The following cable was received in London the morning of from Harold Noice, Commander of the "Donaldson" supply ship which recently returned from Wrangell Island. The telegram was relayed from Toronto. It seems to have been despatched from Nome by Noice August 29. The delay in transmission is unexplained. The cable is copied below exactly as received except that figures have been added in brackets to refer to annotations.

ARRIVAL LAST NIGHT WEDNESDAY BLACKJACK (1) ONLY SURVIVOR STOP BURIED KNIGHT AUGUST TWENTIETH STOP CRAWFORD GALLE MAURER LEFT WRANGELL JANUARY TWENTYEIGHTH (2) NINETEEN TWENTYTHREE STOP BELIEVE ENTIRE PARTY PERISHED YOU NOTIFY RELATIVES OF BOYS AS YOU THINK BEST STOP HAVE LEFT COLONY OF TWO ESKIMO FAMILIES TWO UNMARRIED ESKIMO MEN IN CHARGE OF WELLS (3) STOP EQUIPPED PARTY FOR TWO YEARS SOJOURN STOP FULL GAME CONDITIONS WRANGELL APPARENTLY EXCELLENT STOP FAILURE OF LAST EXPEDITION DUE TO COMBINATION POOR EQUIPMENT (4) AND INEXPERIENCE (5).

Notes on the above cable:-

(1) BLACKJACK. This is Ada Blackjack, the seamstress reported in the newspaper despatches.

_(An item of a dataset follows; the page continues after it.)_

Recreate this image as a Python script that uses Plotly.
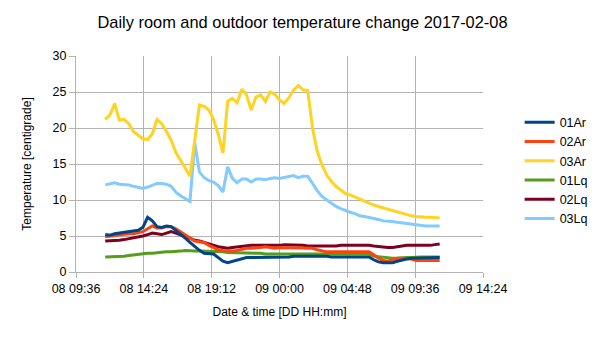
import pandas as pd
import plotly.graph_objects as go

# sample times: every 20 minutes from 2017-02-08 11:40
times = pd.date_range("2017-02-08 11:40", periods=72, freq="20min")

s01Ar = [5.2, 5.1, 5.3, 5.4, 5.5, 5.6, 5.7, 5.8, 6.2, 7.6, 7.1, 6.3, 6.2, 6.4, 6.3, 5.8, 5.2, 4.7, 4.1, 3.5,
         3.0, 2.6, 2.5, 2.5, 2.0, 1.5, 1.3, 1.5, 1.7, 1.9, 2.0, 2.0, 2.0, 2.1, 2.1, 2.1, 2.1, 2.1, 2.1, 2.1,
         2.2, 2.2, 2.2, 2.3, 2.3, 2.3, 2.2, 2.2, 2.1, 2.1, 2.1, 2.1, 2.1, 2.0, 2.0, 2.1, 2.1, 1.7, 1.4, 1.3,
         1.3, 1.3, 1.5, 1.7, 1.8, 1.9, 1.9, 1.9, 1.9, 2.0, 2.0, 2.0]
s02Ar = [4.9, 5.0, 5.1, 5.1, 5.2, 5.3, 5.3, 5.4, 5.6, 6.0, 6.4, 6.1, 6.1, 6.3, 6.3, 6.0, 5.6, 5.1, 4.7, 4.3,
         4.2, 4.1, 3.7, 3.4, 3.1, 3.0, 2.9, 2.9, 3.0, 3.2, 3.3, 3.3, 3.3, 3.4, 3.5, 3.4, 3.3, 3.4, 3.4, 3.4,
         3.3, 3.3, 3.3, 3.3, 3.3, 3.1, 2.9, 2.8, 2.8, 2.8, 2.8, 2.8, 2.8, 2.9, 2.9, 2.9, 2.8, 2.4, 1.9, 1.6,
         1.5, 1.7, 1.9, 1.9, 1.9, 1.8, 1.6, 1.6, 1.6, 1.6, 1.6, 1.6]
s03Ar = [21.2, 21.8, 23.4, 21.1, 21.2, 20.6, 19.5, 19.0, 18.5, 18.4, 19.2, 21.2, 20.6, 19.5, 18.3, 16.6, 15.4, 14.4, 13.3, 18.5,
         23.2, 23.0, 22.5, 21.2, 19.1, 16.5, 23.7, 24.1, 23.5, 25.4, 24.6, 22.5, 24.3, 24.6, 23.7, 25.0, 24.7, 23.9, 23.4, 24.2,
         25.3, 25.9, 25.3, 25.2, 20.0, 16.8, 14.9, 13.5, 12.6, 11.9, 11.4, 10.9, 10.7, 10.4, 10.1, 9.9, 9.6, 9.3, 9.1, 8.9,
         8.7, 8.5, 8.4, 8.2, 8.0, 7.8, 7.7, 7.6, 7.6, 7.6, 7.5, 7.5]
s01Lq = [2.1, 2.1, 2.1, 2.2, 2.2, 2.3, 2.4, 2.5, 2.5, 2.6, 2.6, 2.7, 2.8, 2.8, 2.8, 2.8, 2.9, 3.0, 2.9, 2.9,
         2.9, 2.9, 2.9, 2.9, 2.8, 2.8, 2.7, 2.7, 2.6, 2.6, 2.6, 2.6, 2.6, 2.6, 2.5, 2.5, 2.5, 2.5, 2.5, 2.6,
         2.6, 2.6, 2.6, 2.6, 2.6, 2.6, 2.5, 2.5, 2.6, 2.6, 2.6, 2.6, 2.6, 2.6, 2.6, 2.6, 2.5, 2.2, 2.1, 2.1,
         2.0, 1.9, 1.9, 2.0, 2.0, 2.0, 2.1, 2.1, 2.1, 2.1, 2.1, 2.1]
s02Lq = [4.3, 4.3, 4.4, 4.4, 4.5, 4.6, 4.7, 4.8, 5.0, 5.2, 5.4, 5.3, 5.2, 5.4, 5.6, 5.4, 5.1, 4.9, 4.7, 4.4,
         4.3, 4.1, 3.9, 3.6, 3.5, 3.4, 3.3, 3.4, 3.5, 3.6, 3.6, 3.7, 3.7, 3.7, 3.7, 3.6, 3.6, 3.7, 3.8, 3.8,
         3.8, 3.8, 3.7, 3.6, 3.6, 3.6, 3.5, 3.5, 3.6, 3.6, 3.7, 3.7, 3.8, 3.8, 3.7, 3.7, 3.7, 3.6, 3.5, 3.4,
         3.4, 3.4, 3.5, 3.7, 3.7, 3.7, 3.7, 3.7, 3.6, 3.7, 3.8, 3.9]
s03Lq = [12.1, 12.3, 12.4, 12.2, 12.2, 12.1, 11.9, 11.8, 11.6, 11.8, 12.1, 12.3, 12.3, 12.2, 11.9, 11.1, 10.6, 10.2, 9.8, 18.0,
         13.9, 13.1, 12.7, 12.5, 12.0, 11.1, 14.6, 13.0, 12.4, 12.9, 12.9, 12.5, 12.9, 12.9, 12.8, 13.0, 13.1, 13.0, 13.1, 13.3,
         13.4, 13.1, 13.3, 13.3, 12.2, 11.3, 10.5, 10.0, 9.5, 9.1, 8.8, 8.5, 8.3, 8.1, 7.8, 7.7, 7.6, 7.5, 7.3, 7.1,
         7.1, 7.0, 6.9, 6.8, 6.7, 6.6, 6.6, 6.5, 6.4, 6.4, 6.4, 6.4]

series_names = ["01Ar", "02Ar", "03Ar", "01Lq", "02Lq", "03Lq"]
series_values = [s01Ar, s02Ar, s03Ar, s01Lq, s02Lq, s03Lq]
series_colors = ["#004586", "#ff420e", "#ffd320", "#579d1c", "#7e0021", "#83caff"]

fig = go.Figure()
# add in reverse order so 01Ar is drawn on top
for name, vals, col in reversed(list(zip(series_names, series_values, series_colors))):
    fig.add_trace(go.Scatter(x=times, y=vals, name=name, mode="lines",
                             line=dict(color=col, width=3)))

grid = "#b3b3b3"
font_family = "Liberation Sans, Arial, sans-serif"
fig.update_layout(
    width=605, height=340,
    margin=dict(l=76, r=115.5, t=56, b=68.3),
    paper_bgcolor="white", plot_bgcolor="white",
    font=dict(family=font_family, size=12, color="#000000"),
    title=dict(text="Daily room and outdoor temperature change 2017-02-08",
               x=0.5, xanchor="center", xref="container", y=1 - 22 / 340, yanchor="middle", yref="container",
               font=dict(size=16.4, color="#000000")),
    showlegend=True,
    legend=dict(traceorder="reversed", x=1.090, xanchor="left", y=0.469, yanchor="middle",
                font=dict(size=12.5), bgcolor="rgba(0,0,0,0)", itemwidth=30),
    xaxis=dict(
        range=["2017-02-08 09:36", "2017-02-09 14:24"],
        tick0="2017-02-08 09:36", dtick=4.8 * 3600 * 1000, tickformat="%d %H:%M",
        showgrid=True, gridcolor=grid, gridwidth=1,
        showline=True, linecolor=grid, linewidth=1,
        ticks="outside", ticklen=5, tickcolor=grid,
        tickfont=dict(size=12.5, color="#000000"),
        title=dict(text="Date & time [DD HH:mm]", font=dict(size=12), standoff=12),
        zeroline=False, automargin=False,
    ),
    yaxis=dict(
        range=[0, 30], dtick=5,
        showgrid=True, gridcolor=grid, gridwidth=1,
        showline=True, linecolor=grid, linewidth=1,
        ticks="outside", ticklen=6, tickcolor=grid,
        tickfont=dict(size=12.5, color="#000000"),
        title=dict(text="Temperature [centigrade]", font=dict(size=12), standoff=18),
        zeroline=False, automargin=False,
    ),
)

fig.write_html("out.html")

(2) JANUARY 28. The newspapers originally reported January 17. This discrepancy is of no material importance.

(3) WELLS. This man is not known to me. Noice indicates that he is a competent white man whom he picked up in Alaska. Presumably he has been in North-western Alaska several years and should therefore be fairly competent.

(4) POOR EQUIPMENT. Noice's extended despatch makes it clear that what he had chiefly in mind as "poor equipment" was absence of skin boats suitable for securing walrus. This lack is unexplained and incomprehensible. I gave the men a free hand in outfitting but I mentioned to them the imperative necessity of at least one good skin boat to take with them from Alaska. Independently, Maurer had frequently said to me that the chief lack of equipment felt by himself and colleagues during their six months stay on Wrangell in 1914 was that of a skin boat and that he would never go there again without one. I never got any detailed report of their equipment apart from the invoices from shopkeepers. Since the skin boat would have been purchased from an Eskimo, I expected no invoice and had no doubt of their having taken one or two boats, up to the moment of the arrival of news from Noice to the contrary. Noice's newspaper despatch shows both abundance of walrus when he got there this year and abundance of them in 1922. With skin boats, securing walrus is so simple that it is work rather than hunting. I think Noice is right in assigning this as the central trouble.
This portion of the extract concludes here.